The economy is showing growing signs of weakening on multiple fronts, with manufacturing already in decline and new questions about whether consumers will continue to serve as a bulwark for growth.
“The U.S. economy is continuing to grow, and consumer spending is still the primary engine behind that growth,” said Matthew Shay, chief executive of the National Retail Federation. “Nonetheless, there has clearly been a slowdown brought on by considerable uncertainty around issues including trade, interest rates, global risk factors and political rhetoric. Confidence could be eroded by continued deterioration of these and other variables.”
The bad news has been piling up lately: U.S. manufacturing has fallen to its lowest level in more than a decade, while the services sector is at its weakest level in three years, according to data released by the Institute for Supply Management this week. Markets retreated Tuesday and Wednesday in a two-day plunge that wiped out more than 3 percent of the stock market. Job growth is slowing, and auto sales are contracting after seven years of brisk growth.
And although the unemployment rate remains low — at 3.7 percent — economists say it could begin to inch up if companies cut back on hiring. The number of Americans applying for unemployment benefits rose during the last week in September, according to Labor Department figures released Thursday. Monthly jobs data for September is scheduled to be released Friday morning.
“Investors will be looking for further evidence of economic weakness in the labor market, which makes [Friday’s jobs] report that much more important," said Charlie Ripley, senior investment strategist for Allianz Investment Management. "There are signs that trade-related tensions may have a broader impact on the overall economy.”
Even so, many consumers continue to feel good about their personal finances, according to the National Retail Federation’s chief economist.
The question now, he said, is whether political uncertainty will offset their “willingness and ability to spend this holiday season.” Nearly 80 percent of consumers surveyed by the group said they were concerned that tariffs could lead to price increases and affect their shopping plans.
The Trump administration’s months-long trade war with China continues to loom over the holiday season. Although consumers have been largely shielded from earlier rounds of tariffs, retailers say they may soon have little choice but to pass on cost increases on clothing, shoes, toys and electronics. More than $110 billion worth of Chinese goods were hit with a 15 percent tariff Sept. 1. An additional $160 billion in imports, including laptops, cellphones and video game consoles, will be taxed beginning in mid-December.

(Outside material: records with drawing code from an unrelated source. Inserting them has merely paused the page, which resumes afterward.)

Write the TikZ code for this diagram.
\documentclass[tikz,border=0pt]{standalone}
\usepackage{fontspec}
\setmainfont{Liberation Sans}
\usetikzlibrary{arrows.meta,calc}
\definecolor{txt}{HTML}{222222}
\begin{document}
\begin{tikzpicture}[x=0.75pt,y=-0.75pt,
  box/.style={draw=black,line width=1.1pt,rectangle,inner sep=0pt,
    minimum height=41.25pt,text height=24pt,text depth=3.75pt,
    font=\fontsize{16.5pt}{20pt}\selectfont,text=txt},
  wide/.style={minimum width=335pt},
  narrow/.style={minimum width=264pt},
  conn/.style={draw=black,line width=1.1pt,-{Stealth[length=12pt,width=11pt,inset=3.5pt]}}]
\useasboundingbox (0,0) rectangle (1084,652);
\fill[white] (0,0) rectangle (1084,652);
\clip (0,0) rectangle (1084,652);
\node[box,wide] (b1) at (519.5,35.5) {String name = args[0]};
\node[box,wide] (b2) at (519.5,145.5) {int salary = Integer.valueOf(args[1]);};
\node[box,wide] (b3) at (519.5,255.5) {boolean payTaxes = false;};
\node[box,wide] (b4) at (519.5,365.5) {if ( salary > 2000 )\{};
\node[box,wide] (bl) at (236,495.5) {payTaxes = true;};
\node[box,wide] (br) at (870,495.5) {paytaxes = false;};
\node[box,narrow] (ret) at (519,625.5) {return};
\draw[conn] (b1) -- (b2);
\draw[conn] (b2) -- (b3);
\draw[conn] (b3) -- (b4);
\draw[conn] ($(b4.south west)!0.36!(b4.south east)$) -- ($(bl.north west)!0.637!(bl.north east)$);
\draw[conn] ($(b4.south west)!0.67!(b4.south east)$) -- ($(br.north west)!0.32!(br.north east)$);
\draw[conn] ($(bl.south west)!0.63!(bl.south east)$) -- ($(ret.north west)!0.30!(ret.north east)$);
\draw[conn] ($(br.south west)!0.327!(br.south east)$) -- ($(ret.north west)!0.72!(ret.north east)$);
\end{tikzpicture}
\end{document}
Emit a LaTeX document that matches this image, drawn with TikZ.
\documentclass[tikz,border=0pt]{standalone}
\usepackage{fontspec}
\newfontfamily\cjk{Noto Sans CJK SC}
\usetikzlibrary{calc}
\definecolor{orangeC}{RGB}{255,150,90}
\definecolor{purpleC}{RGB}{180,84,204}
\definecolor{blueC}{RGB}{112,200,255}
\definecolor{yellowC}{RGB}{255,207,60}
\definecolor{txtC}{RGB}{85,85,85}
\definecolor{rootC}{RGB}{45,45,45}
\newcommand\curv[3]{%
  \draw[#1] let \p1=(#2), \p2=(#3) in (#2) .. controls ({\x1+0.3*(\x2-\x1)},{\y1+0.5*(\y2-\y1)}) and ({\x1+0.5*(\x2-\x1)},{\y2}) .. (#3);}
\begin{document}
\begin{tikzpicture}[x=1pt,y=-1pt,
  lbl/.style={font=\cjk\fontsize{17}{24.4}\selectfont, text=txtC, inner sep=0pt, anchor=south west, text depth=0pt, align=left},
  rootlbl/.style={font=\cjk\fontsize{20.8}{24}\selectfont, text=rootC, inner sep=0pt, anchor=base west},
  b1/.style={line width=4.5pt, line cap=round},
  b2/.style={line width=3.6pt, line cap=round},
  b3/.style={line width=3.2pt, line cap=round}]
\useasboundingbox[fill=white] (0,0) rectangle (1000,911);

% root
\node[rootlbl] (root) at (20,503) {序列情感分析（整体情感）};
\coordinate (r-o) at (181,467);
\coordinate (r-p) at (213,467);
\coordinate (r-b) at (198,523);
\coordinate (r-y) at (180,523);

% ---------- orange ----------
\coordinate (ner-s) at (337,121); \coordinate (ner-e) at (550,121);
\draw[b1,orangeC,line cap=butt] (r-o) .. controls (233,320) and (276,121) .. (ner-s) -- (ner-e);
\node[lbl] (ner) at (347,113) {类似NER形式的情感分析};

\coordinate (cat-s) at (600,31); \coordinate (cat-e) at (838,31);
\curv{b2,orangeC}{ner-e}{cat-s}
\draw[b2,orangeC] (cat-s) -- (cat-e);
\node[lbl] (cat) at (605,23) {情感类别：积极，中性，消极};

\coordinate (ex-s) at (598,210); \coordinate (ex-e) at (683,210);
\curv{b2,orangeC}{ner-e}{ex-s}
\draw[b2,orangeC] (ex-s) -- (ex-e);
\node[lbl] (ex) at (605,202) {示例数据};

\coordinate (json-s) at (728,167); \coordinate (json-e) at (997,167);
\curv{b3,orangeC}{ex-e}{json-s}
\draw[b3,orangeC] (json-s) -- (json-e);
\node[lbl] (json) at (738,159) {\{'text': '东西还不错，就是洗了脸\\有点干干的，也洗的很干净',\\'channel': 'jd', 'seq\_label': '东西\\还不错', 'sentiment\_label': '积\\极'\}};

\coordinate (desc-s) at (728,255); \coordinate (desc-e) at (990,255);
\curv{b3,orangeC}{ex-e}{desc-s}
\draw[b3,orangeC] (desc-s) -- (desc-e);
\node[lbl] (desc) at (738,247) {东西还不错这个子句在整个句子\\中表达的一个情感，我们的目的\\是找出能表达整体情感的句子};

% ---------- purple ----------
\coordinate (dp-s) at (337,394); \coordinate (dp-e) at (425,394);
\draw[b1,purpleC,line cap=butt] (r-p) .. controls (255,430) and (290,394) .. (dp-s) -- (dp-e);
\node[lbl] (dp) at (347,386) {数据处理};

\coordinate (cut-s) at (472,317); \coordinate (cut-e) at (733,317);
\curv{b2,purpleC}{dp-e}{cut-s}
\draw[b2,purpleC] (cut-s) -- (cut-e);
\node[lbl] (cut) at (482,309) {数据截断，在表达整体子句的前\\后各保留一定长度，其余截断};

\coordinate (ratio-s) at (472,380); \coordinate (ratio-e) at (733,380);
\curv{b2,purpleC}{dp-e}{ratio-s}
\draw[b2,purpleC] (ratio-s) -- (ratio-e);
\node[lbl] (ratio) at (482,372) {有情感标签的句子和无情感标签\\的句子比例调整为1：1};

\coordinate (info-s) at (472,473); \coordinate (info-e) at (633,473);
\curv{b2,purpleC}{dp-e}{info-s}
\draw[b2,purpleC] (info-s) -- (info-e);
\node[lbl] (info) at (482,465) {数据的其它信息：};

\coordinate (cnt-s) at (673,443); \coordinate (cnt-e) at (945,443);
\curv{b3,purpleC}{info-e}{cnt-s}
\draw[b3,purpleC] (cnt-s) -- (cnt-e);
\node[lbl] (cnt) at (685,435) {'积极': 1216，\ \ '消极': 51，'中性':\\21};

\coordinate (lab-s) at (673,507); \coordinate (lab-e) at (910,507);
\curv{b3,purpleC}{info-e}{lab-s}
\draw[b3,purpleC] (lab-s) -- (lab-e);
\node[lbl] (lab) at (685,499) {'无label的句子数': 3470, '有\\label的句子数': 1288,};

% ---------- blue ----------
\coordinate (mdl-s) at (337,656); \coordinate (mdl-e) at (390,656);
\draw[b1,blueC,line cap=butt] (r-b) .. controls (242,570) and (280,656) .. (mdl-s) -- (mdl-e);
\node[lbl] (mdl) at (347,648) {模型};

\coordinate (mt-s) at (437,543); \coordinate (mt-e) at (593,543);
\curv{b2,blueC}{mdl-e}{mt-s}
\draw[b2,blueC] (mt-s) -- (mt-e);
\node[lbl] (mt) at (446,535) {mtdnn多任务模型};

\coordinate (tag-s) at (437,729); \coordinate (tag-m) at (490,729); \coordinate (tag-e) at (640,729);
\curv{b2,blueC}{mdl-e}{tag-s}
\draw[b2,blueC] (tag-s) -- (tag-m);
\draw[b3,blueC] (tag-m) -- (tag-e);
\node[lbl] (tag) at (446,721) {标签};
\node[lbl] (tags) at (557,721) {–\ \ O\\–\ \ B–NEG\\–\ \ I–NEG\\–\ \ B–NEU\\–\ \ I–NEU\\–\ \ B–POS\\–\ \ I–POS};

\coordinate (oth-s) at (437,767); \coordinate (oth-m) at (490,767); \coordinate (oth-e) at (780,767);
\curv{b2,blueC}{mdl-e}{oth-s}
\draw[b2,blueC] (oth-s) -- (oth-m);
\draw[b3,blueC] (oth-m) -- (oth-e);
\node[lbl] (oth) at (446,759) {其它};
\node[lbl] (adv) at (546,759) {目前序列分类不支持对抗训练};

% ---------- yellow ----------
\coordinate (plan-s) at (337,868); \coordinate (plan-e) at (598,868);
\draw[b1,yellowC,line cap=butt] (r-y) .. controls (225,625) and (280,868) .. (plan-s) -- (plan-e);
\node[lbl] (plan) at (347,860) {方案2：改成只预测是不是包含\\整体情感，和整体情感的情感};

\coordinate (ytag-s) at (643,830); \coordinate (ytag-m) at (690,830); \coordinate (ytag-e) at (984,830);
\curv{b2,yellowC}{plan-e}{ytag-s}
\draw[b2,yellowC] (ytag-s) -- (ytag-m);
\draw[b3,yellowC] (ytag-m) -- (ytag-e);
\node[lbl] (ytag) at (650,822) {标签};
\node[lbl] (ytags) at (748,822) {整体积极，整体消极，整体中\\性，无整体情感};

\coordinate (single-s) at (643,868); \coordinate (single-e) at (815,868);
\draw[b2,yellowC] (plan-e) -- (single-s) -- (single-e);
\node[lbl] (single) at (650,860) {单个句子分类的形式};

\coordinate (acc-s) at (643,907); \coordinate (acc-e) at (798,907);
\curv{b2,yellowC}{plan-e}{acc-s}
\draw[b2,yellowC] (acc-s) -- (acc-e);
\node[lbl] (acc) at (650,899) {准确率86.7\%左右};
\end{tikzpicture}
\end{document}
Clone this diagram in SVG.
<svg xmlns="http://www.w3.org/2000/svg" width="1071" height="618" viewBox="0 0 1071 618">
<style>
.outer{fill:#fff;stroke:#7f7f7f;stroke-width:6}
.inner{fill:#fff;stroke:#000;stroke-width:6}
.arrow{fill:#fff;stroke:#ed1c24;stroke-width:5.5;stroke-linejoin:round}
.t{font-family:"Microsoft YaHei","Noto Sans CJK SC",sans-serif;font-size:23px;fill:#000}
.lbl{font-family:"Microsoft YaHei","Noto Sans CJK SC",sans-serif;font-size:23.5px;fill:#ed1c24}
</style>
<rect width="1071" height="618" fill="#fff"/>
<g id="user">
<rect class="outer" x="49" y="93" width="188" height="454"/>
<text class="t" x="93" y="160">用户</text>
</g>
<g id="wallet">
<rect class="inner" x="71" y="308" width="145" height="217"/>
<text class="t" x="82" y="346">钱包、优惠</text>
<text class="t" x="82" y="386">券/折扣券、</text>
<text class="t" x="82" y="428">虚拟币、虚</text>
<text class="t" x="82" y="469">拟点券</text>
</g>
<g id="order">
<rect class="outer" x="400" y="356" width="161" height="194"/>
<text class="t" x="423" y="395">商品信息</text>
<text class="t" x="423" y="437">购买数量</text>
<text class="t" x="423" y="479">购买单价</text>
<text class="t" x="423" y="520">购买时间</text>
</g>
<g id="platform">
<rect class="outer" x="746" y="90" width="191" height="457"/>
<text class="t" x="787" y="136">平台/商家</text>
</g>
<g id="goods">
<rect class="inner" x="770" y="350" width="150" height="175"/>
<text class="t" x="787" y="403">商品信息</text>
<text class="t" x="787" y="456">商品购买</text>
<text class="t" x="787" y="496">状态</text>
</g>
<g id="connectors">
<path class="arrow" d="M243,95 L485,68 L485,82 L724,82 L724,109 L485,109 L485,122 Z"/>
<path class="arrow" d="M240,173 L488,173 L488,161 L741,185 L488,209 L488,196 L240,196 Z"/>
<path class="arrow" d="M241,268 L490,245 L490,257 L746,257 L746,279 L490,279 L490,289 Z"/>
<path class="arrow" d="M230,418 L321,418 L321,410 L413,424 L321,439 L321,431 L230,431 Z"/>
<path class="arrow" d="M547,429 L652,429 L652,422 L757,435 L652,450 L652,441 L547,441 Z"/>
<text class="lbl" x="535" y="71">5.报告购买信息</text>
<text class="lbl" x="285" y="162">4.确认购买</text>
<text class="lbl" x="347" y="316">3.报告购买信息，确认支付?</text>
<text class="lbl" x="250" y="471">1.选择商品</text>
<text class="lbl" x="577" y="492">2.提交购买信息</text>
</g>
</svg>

Those new tariffs are expected to raise the price of toys by 17 percent, shoes by 8 percent, clothing by 5 percent, and furniture and televisions by 4 percent, according to a report by Trade Partnership Worldwide, prepared for the National Retail Federation.
“None of these retailers want to pass on any cost to consumers if they can avoid it,” Shay said on a call with reporters Thursday. “All are hoping that we’re going to find a constructive way to address these issues and resolve our trade disputes.”
Overall, the trade group expects holiday retail sales to increase between 3.8 percent and 4.2 percent from last year, to about $730 billion. Online sales are expected to increase as much as 14 percent, to $167 billion, according to the NRF.
Holiday spending grew 2.1 percent last year, markedly lower than the NRF’s original forecast of about 4.5 percent. The group attributed that “unusually small” showing to the government shutdown, stock market volatility and tariffs.
“There are probably very few precedents for this uncertain macroeconomic environment,” said Jack Kleinhenz, chief economist for the NRF. “There is significant economic unease.”